Penalty for Insolvent Bank Receiving Deposits.*SEC. 102. No bank shall accept or receive on deposit, with or without interest, any money, bank bills or notes, or United States treasury notes, gold or silver certificates, or currency, or other notes, bills, checks, or drafts, when such bank is insolvent; and any officer, director, cashier, manager, member, partner or managing partner of any bank, who shall knowingly violate the provisions of this section or be accessory to or permit or connive at the receiving or accepting on deposit of any such deposit, shall be guilty of a felony, and upon conviction thereof shall be punished by a fine not exceeding five thousand dollars, or by imprisonment in the penitentiary not less than one year nor more than five years, or by both such fine and imprisonment. [Id., § 421.]
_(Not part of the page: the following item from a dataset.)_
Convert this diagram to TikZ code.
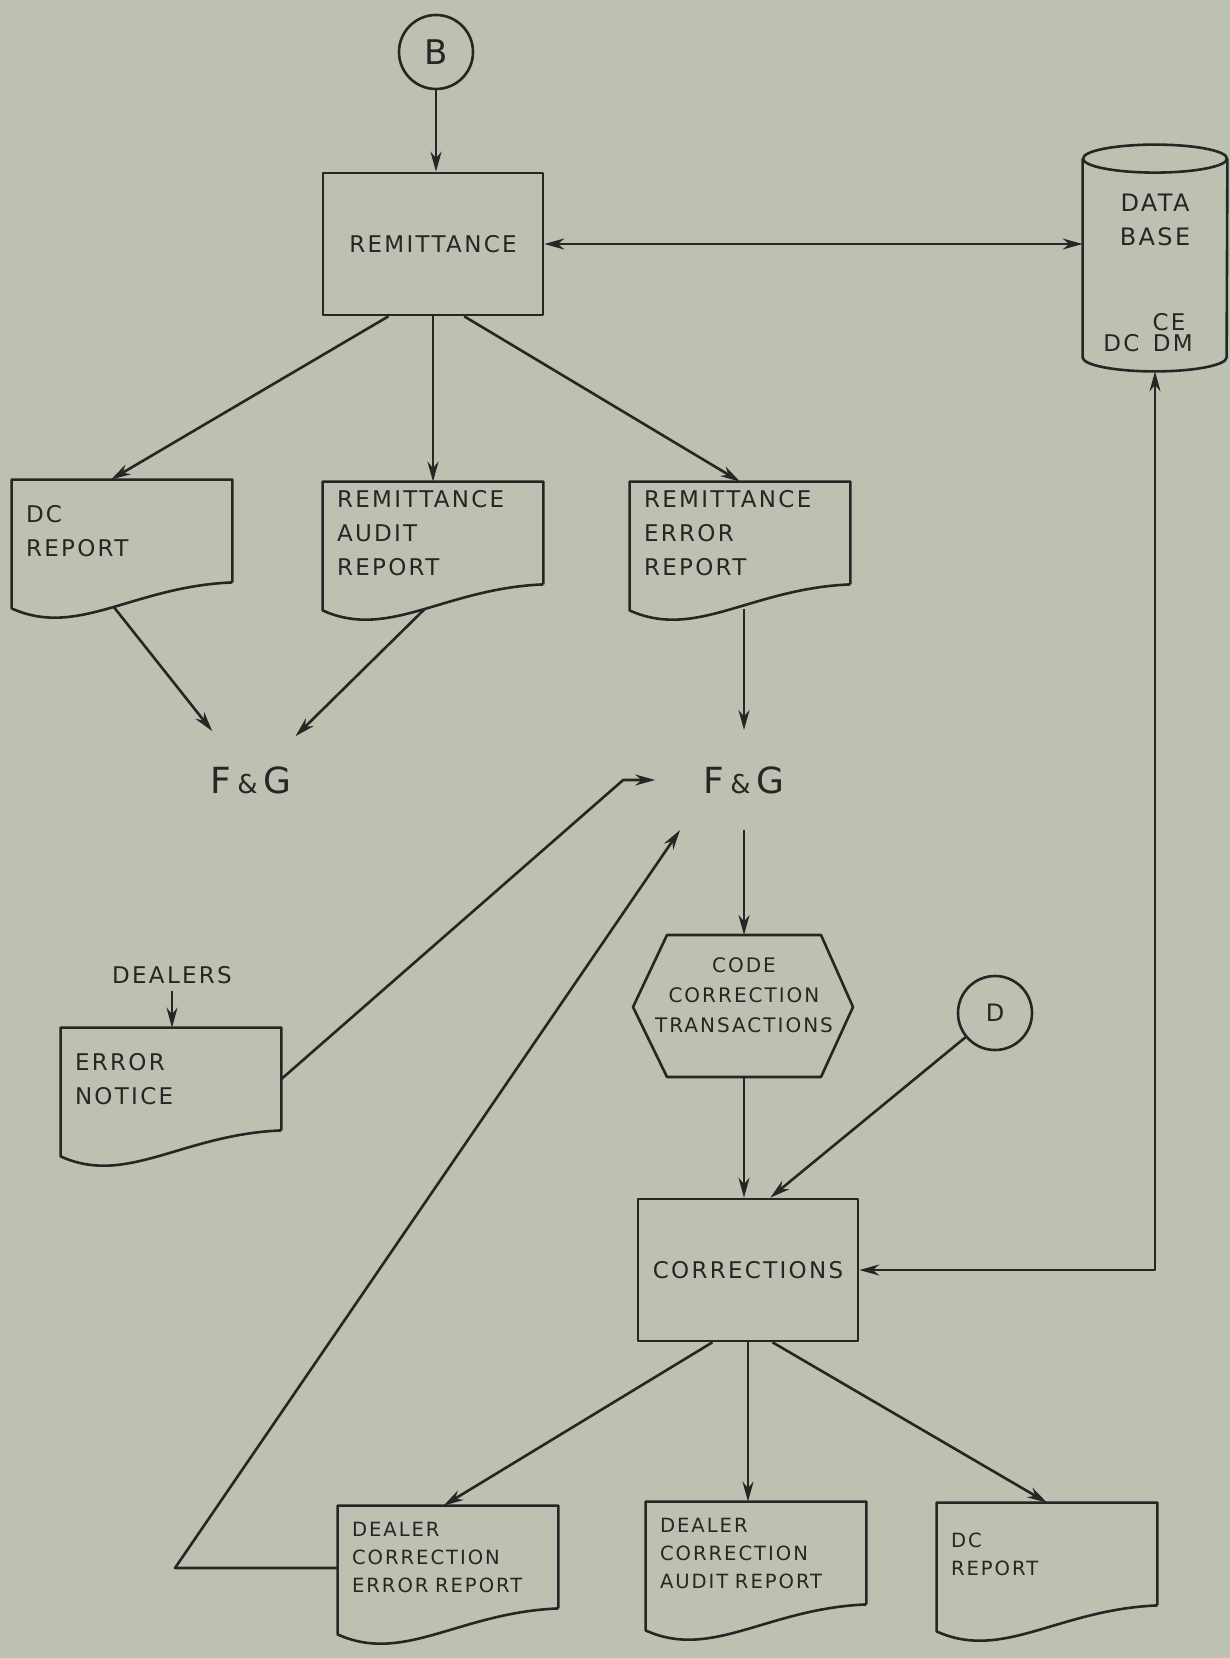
\documentclass[tikz,border=0pt]{standalone}
\usepackage{fontspec}
\setmainfont{DejaVu Sans}[LetterSpace=10]
\usetikzlibrary{arrows.meta,calc}
\definecolor{paper}{RGB}{189,193,178}
\definecolor{ink}{RGB}{38,38,36}

% report symbol: box with a wavy lower edge round a named node
\newcommand{\docwave}[1]{%
  \draw[pen] (#1.south east) -- (#1.north east) -- (#1.north west)
    -- ($(#1.south west)+(0,-13pt)$)
    .. controls ($(#1.south west)!.3!(#1.south east)+(0,-28pt)$)
            and ($(#1.south west)!.55!(#1.south east)+(0,-2pt)$) .. (#1.south east)
    coordinate[pos=.52] (#1-wave);
}

\begin{document}
\begin{tikzpicture}[x=0.5pt, y=-0.5pt,
    pen/.style={draw=ink, line width=1.3pt, line join=round},
    arr/.style={pen, -{Stealth[length=10pt,width=5.5pt]}},
    dblarr/.style={pen, {Stealth[length=10pt,width=5.5pt]}-{Stealth[length=10pt,width=5.5pt]}},
    procbox/.style={pen, rectangle, minimum width=110pt, minimum height=71pt, inner sep=0pt},
    docbox/.style={rectangle, minimum width=110pt, minimum height=51pt,
                   inner xsep=7pt, inner ysep=0pt, text width=96pt, align=left},
    connector/.style={pen, circle, minimum size=37pt, inner sep=0pt},
    bigtxt/.style={font=\fontsize{11.5}{17}\selectfont},
    smalltxt/.style={font=\fontsize{9.8}{14}\selectfont},
    fgtxt/.style={font=\fontsize{18}{18}\selectfont},
    every node/.style={text=ink}]

  \fill[paper] (0,0) rectangle (1230,1658);
  \useasboundingbox (0,0) rectangle (1230,1658);

  % upper half
  \node[connector, font=\fontsize{17}{17}\selectfont] (B) at (436,52) {B};
  \node[procbox, bigtxt] (rem) at (433,244) {REMITTANCE};

  \node[minimum width=72pt, minimum height=99pt, inner sep=0pt] (db) at (1155,258) {};
  \draw[pen] (db.north west) -- (db.south west)
    arc[start angle=180, end angle=360, x radius=36pt, y radius=7pt] -- (db.north east);
  \draw[pen] (db.north) ellipse[x radius=36pt, y radius=7pt];
  \coordinate (dbbot) at ($(db.south)+(0,-7pt)$);
  \node[align=center, font=\fontsize{12}{17}\selectfont] (dbname) at (1155,220) {DATA\\BASE};
  \node[bigtxt] (dbce) at (1169,322) {CE};
  \node[bigtxt] (dbdcdm) at (1148,343) {DC\ \,DM};

  \node[docbox, bigtxt] (dcrep) at (122,531) {DC\\REPORT};
  \docwave{dcrep}
  \node[docbox, bigtxt] (audrep) at (433,533) {REMITTANCE\\AUDIT\\REPORT};
  \docwave{audrep}
  \node[docbox, bigtxt] (errrep) at (740,533) {REMITTANCE\\ERROR\\REPORT};
  \docwave{errrep}

  \node[circle, minimum size=62pt, inner sep=0pt, fgtxt] (fg1) at (251,780)
    {F\,{\fontsize{13}{13}\selectfont\&}\,G};
  \node[inner xsep=24pt, inner ysep=18pt, fgtxt] (fg2) at (744,780)
    {F\,{\fontsize{13}{13}\selectfont\&}\,G};

  % lower half
  \node[align=center, font=\fontsize{10}{15}\selectfont] (code) at (744,995)
    {CODE\\CORRECTION\\TRANSACTIONS};
  \draw[pen] ($(code)+(-38.5pt,30pt)$) -- ($(code)+(38.5pt,30pt)$) -- ($(code)+(54.5pt,-6pt)$)
    -- ($(code)+(38.5pt,-41pt)$) -- ($(code)+(-38.5pt,-41pt)$) -- ($(code)+(-55.5pt,-6pt)$) -- cycle;
  \coordinate (code-top) at ($(code)+(0,30pt)$);
  \coordinate (code-bot) at ($(code)+(0,-41pt)$);

  \node[bigtxt] (dealers) at (172,975) {DEALERS};
  \node[docbox, bigtxt] (errnot) at (171,1079) {ERROR\\NOTICE};
  \docwave{errnot}

  \node[connector, font=\fontsize{12}{12}\selectfont] (D) at (995,1013) {D};
  \node[procbox, bigtxt] (corr) at (748,1270) {CORRECTIONS};

  \node[docbox, smalltxt] (dcerr) at (448,1557) {DEALER\\CORRECTION\\ERROR REPORT};
  \docwave{dcerr}
  \node[docbox, smalltxt] (dcaud) at (756,1553) {DEALER\\CORRECTION\\AUDIT REPORT};
  \docwave{dcaud}
  \node[docbox, smalltxt] (dcrep2) at (1047,1554) {DC\\REPORT};
  \docwave{dcrep2}
  \coordinate (fbcorner) at (175,1568);

  % connectors
  \draw[arr] (B) -- (B |- rem.north);
  \draw[dblarr] (rem.east) -- (rem.east -| db.west);
  \draw[arr] ($(rem.south west)!.3!(rem.south east)$) -- ($(dcrep.north west)!.45!(dcrep.north east)$);
  \draw[arr] (rem.south) -- (rem.south |- audrep.north);
  \draw[arr] ($(rem.south west)!.64!(rem.south east)$) -- (errrep.north);
  \draw[arr] (dcrep-wave) -- (fg1);
  \draw[arr] (audrep-wave) -- (fg1);
  \draw[arr] (fg2.north |- errrep-wave) -- (fg2.north);
  \draw[arr] (fg2.south) -- (code-top);
  \draw[arr] (dealers) -- (dealers.south |- errnot.north);
  \draw[arr] (errnot.east) -- ([xshift=-16pt]fg2.west) -- (fg2.west);
  \draw[arr] (dcerr.west |- fbcorner) -- (fbcorner) -- (fg2.-142);
  \draw[arr] (code-bot) -- (code-bot |- corr.north);
  \draw[arr] (D) -- ($(corr.north west)!.6!(corr.north east)$);
  \draw[dblarr] (dbbot) |- (corr.east);
  \draw[arr] ($(corr.south west)!.34!(corr.south east)$) -- ($(dcerr.north west)!.48!(dcerr.north east)$);
  \draw[arr] (corr.south) -- (corr.south |- dcaud.north);
  \draw[arr] ($(corr.south west)!.61!(corr.south east)$) -- (dcrep2.north);
\end{tikzpicture}
\end{document}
Banks not Allowed without Authority.- SEC. 103. It shall be unlawful for any individual, firm or corporation to transact a banking business, or receive deposits, without having

* Mere negligence in not ascertaining bank's insolvency is not a crime under the statute. Both insolvency and knowledge of it must be proved; it is not enough that insolvency might have been discovered. But, on the question of knowledge, the jury may consider the accused's relations to the bank as managing officer, and his duty in the premises. (The State v. Tomblin, 57 Kan. 841.) It is immaterial whether the party making the deposit, e. g., a county treasurer, was authorized to make it; for whether rightfully made or not, it was a deposit within the meaning of the law. Neither need the state prove that the bank held the bank commissioner's certificate authorizing it to transact business. (Id., 841-845.) Capital stock and surplus are not to be considered liabilities in determining whether the bank was solvent when a deposit was received. (The State v. Myers, 54 Kan. 206.)